Przełęcz: Leśniak – Stec, Tokarz, Wiater, Baran, Śliwiński, Gałęziowski, Rodak (80 M. Izwicki), S. Izwicki, Kantor, Podgórniak.
Grybovia Grybów - Orkan Raba Wyżna
drużyna Orkana nie przybyła na zawody
Gospodarze mający jeszcze teoretyczne szanse na awans przystąpili do meczu wprawdzie mocno osłabieni kadrowo, ale wielce zmobilizowani. Sprzyjały im warunki terenowe, w jakich przyszło rozgrywać im mecz z Dobrzanką. Na śliskim pokrytym kałużami boisku zakopiańczycy zazwyczaj radzą sobie dobrze. I tak było w pierwszej połowie tego spotkania. W początkowym okresie gra toczyła się na przedpolu bramki drużyny przyjezdnej, ale klarownej sytuacji bramkowej zakopiańczycy nie wypracowali. Sami omal nie sprokurowali sobie bramki w 10 minucie, gdy zawada po minięciu bramkarza nie potrafił umieścić piłki w bramce Zakopanego. W 16 minucie po akcji Kłosowskiego i jego strzale futbolówka zatrzymała się przed bramką w kałuży. Ciągłe ataki gospodarzy kończyły się albo dobrymi interwencjami bramkarza Dobrzanki albo rzutami rożnymi. Po jednym z nich Leniewicz zagrał piłkę w pole bramkowe. Futbolówka trafiła do nieobstawionego Olszowskiego, który uderzając piłkę głową z najbliższej odległości nieuchronnie umieścił ją w siatce. Po kolejnym rzucie rożnym główkował Pękala i znowu bramkarz wybił piłkę na kolejny róg. Po zmianie stron na początku po kapitany strzale Leniewicza z rzutu wolnego piłka leciała w okienko bramki, ale Nika piękna paradą wybił to uderzenie na róg. Od tego momentu zarysowała się duża przewaga drużyny z Dobrej. W 55 minucie „zagotowało się” pod bramką zakopiańczyków po strzale Pawła Drożdża. Hajowski jakimś cudem obronił ten strzał, ale obrońcy kilkakrotnie próbowali wybić dobitki graczy Dobrzanki. Ostatecznie udało to się im. Za chwilę do zagranej z rzutu wolnego piłki doszedł Podgórni. Jego strzał z główki minimalnie minął dalszy słupek. I gdy wyrównanie wisiało na włosku gospodarze przeprowadzili kontrę. Wprowadzony Wszołek dograł piłkę do nieobstawionego Kłosowskiego. Napastnik zakopanego posłał precyzyjnego loba ponad wychodzącym bramkarzem. Po tym golu goście spasowali.
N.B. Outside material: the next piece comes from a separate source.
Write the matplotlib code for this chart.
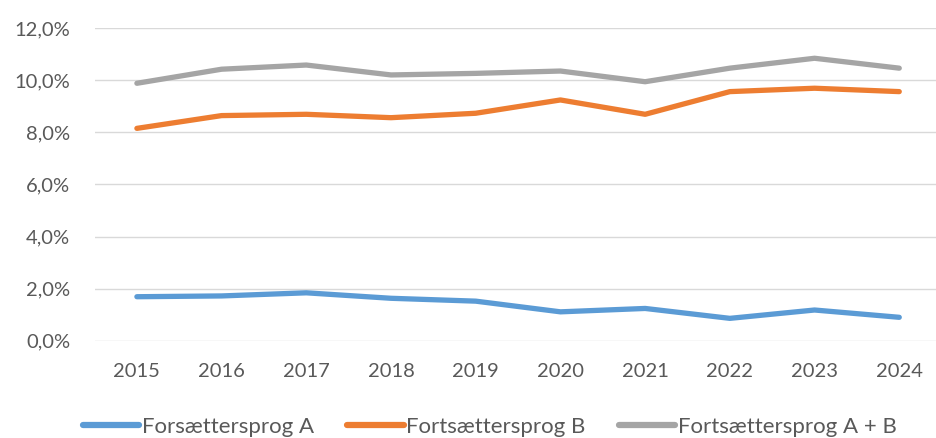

KS Zakopane – Dobrzanka Dobra 2-0 (1-0)
1-0 Olszowski 25,
2-0 Kłosowski 80.
Sędziował: Zbigniew Suwada z Jabłonki.
Żółte kartki: Babicz – D. Drożdż.
Widzów 100.
Zakopane: Hajovsky – Babicz, Pękala, Krzystyniak, Lasak (75 Wszołek), Leniewicz, Olszowski, Kłosowski, Stanek, Dudziak (85 Zembol), Król (60 Bochniarz).
Dobrzanka: Nika – Niedojad, Podgórni, G. Drożdż, Gargas, Palkij, Gąsior, D. Drożdż (75 Kuchta), Smoleń, P. Drożdż, Zawada.